- Interactive map of Lago de Corumbá
- Location: Goiás State
- Coordinates: 17°59′21″S 48°31′54″W﻿ / ﻿17.98917°S 48.53167°W
- Type: reservoir
- Primary inflows: Corumbá River
- Primary outflows: Corumbá River
- Basin countries: Brazil
- Surface area: 65 km^{2} (25 sq mi)
- Max. depth: 90 m (300 ft)

= Corumbá Lake =

Reservoir in Goiás State, Brazil

Corumbá Lake (Lago de Corumbá I) is an artificial lake formed by the damming of the Corumbá River in southern Goiás State, Brazil.
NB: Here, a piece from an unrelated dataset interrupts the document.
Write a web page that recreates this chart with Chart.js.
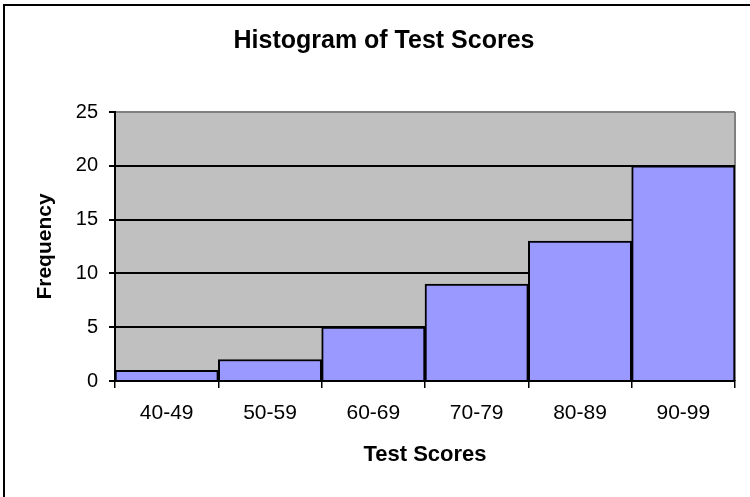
<!DOCTYPE html>
<html>
<head>
<meta charset="utf-8">
<script src="https://cdn.jsdelivr.net/npm/chart.js@4/dist/chart.umd.min.js"></script>
<style>
    body { margin: 0; background: #fff; }
    canvas { display: block; }
</style>
</head>
<body>
<canvas id="histChart" width="750" height="497"></canvas>
<script>
// Test score bins and how many students fell in each
const scoreBins = ["40-49", "50-59", "60-69", "70-79", "80-89", "90-99"];
const frequencies = [1, 2, 5, 9, 13, 20];
const yTicks = [0, 5, 10, 15, 20, 25];

const fontFamily = "'Liberation Sans', Arial, sans-serif";

// gray plot background, gray right edge and the outer frame
const framePlugin = {
    id: "frame",
    beforeDraw(chart) {
        const ctx = chart.ctx;
        const a = chart.chartArea;
        ctx.save();
        ctx.fillStyle = "#ffffff";
        ctx.fillRect(0, 0, chart.width, chart.height);
        ctx.fillStyle = "#c0c0c0";
        ctx.fillRect(a.left, a.top, a.right - a.left, a.bottom - a.top);
        ctx.strokeStyle = "#808080";
        ctx.lineWidth = 2;
        ctx.beginPath();
        ctx.moveTo(a.right, a.top);
        ctx.lineTo(a.right, a.bottom);
        ctx.stroke();
        ctx.fillStyle = "#000000";
        ctx.fillRect(3, 4, chart.width - 3, 2);
        ctx.fillRect(3, 4, 2, chart.height - 4);
        ctx.restore();
    },
};

document.addEventListener("DOMContentLoaded", function () {
    const ctx = document.getElementById("histChart").getContext("2d");

    const histChart = new Chart(ctx, {
        type: "bar",
        data: {
            labels: scoreBins,
            datasets: [
                {
                    label: "Frequency",
                    data: frequencies,
                    backgroundColor: "#9999ff",
                    borderColor: "#000000",
                    borderWidth: 2,
                    barPercentage: 1,
                    categoryPercentage: 1,
                },
            ],
        },
        options: {
            responsive: false,
            animation: false,
            layout: { padding: { left: 33, right: 15, top: 0, bottom: 0 } },
            plugins: {
                legend: { display: false },
                tooltip: { enabled: false },
                title: {
                    display: true,
                    text: "Histogram of Test Scores",
                    color: "#000000",
                    font: { family: fontFamily, size: 25, weight: "bold" },
                    padding: { top: 26, bottom: 56 },
                },
            },
            scales: {
                x: {
                    afterFit: function (scale) { scale.height = 116; },
                    grid: {
                        offset: true,
                        drawOnChartArea: false,
                        color: "#000000",
                        tickLength: 7,
                        lineWidth: 1.5,
                    },
                    border: { color: "#000000", width: 2 },
                    ticks: {
                        color: "#000000",
                        padding: 13,
                        font: { family: fontFamily, size: 21 },
                    },
                    title: {
                        display: true,
                        text: "Test Scores",
                        color: "#000000",
                        font: { family: fontFamily, size: 22, weight: "bold" },
                        padding: { top: 0, bottom: 29 },
                    },
                },
                y: {
                    min: yTicks[0],
                    max: yTicks[yTicks.length - 1],
                    afterFit: function (scale) { scale.width = 82; },
                    afterBuildTicks: function (scale) {
                        scale.ticks = yTicks.map(function (v) { return { value: v }; });
                    },
                    grid: {
                        color: function (c) {
                            return c.tick && c.tick.value === 25 ? "#808080" : "#000000";
                        },
                        tickColor: "#000000",
                        tickLength: 6,
                        lineWidth: 2,
                    },
                    border: { color: "#000000", width: 2 },
                    ticks: {
                        color: "#000000",
                        padding: 11,
                        font: { family: fontFamily, size: 20 },
                    },
                    title: {
                        display: true,
                        text: "Frequency",
                        color: "#000000",
                        font: { family: fontFamily, size: 21, weight: "bold" },
                        padding: { top: 0, bottom: 0 },
                    },
                },
            },
        },
        plugins: [framePlugin],
    });
});
</script>
</body>
</html>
It is located 10 km from the city of Caldas Novas, famous for its hot springs. The lake, which began to fill in 1996, supplies the hydroelectric plant, Usina Hidrelétrica Corumbá I. It is fed by the Pirapitanga River, Peixe River, Piracanjuba River and São Bartolomé River.

The deepest part of Corumbá Lake is near the dam and reaches 90 metres. The perimeter of the lake is quite irregular; to walk around it one would need to travel more than 100 kilometres.

With an area of 65 km^{2}, it is a popular location for water sports.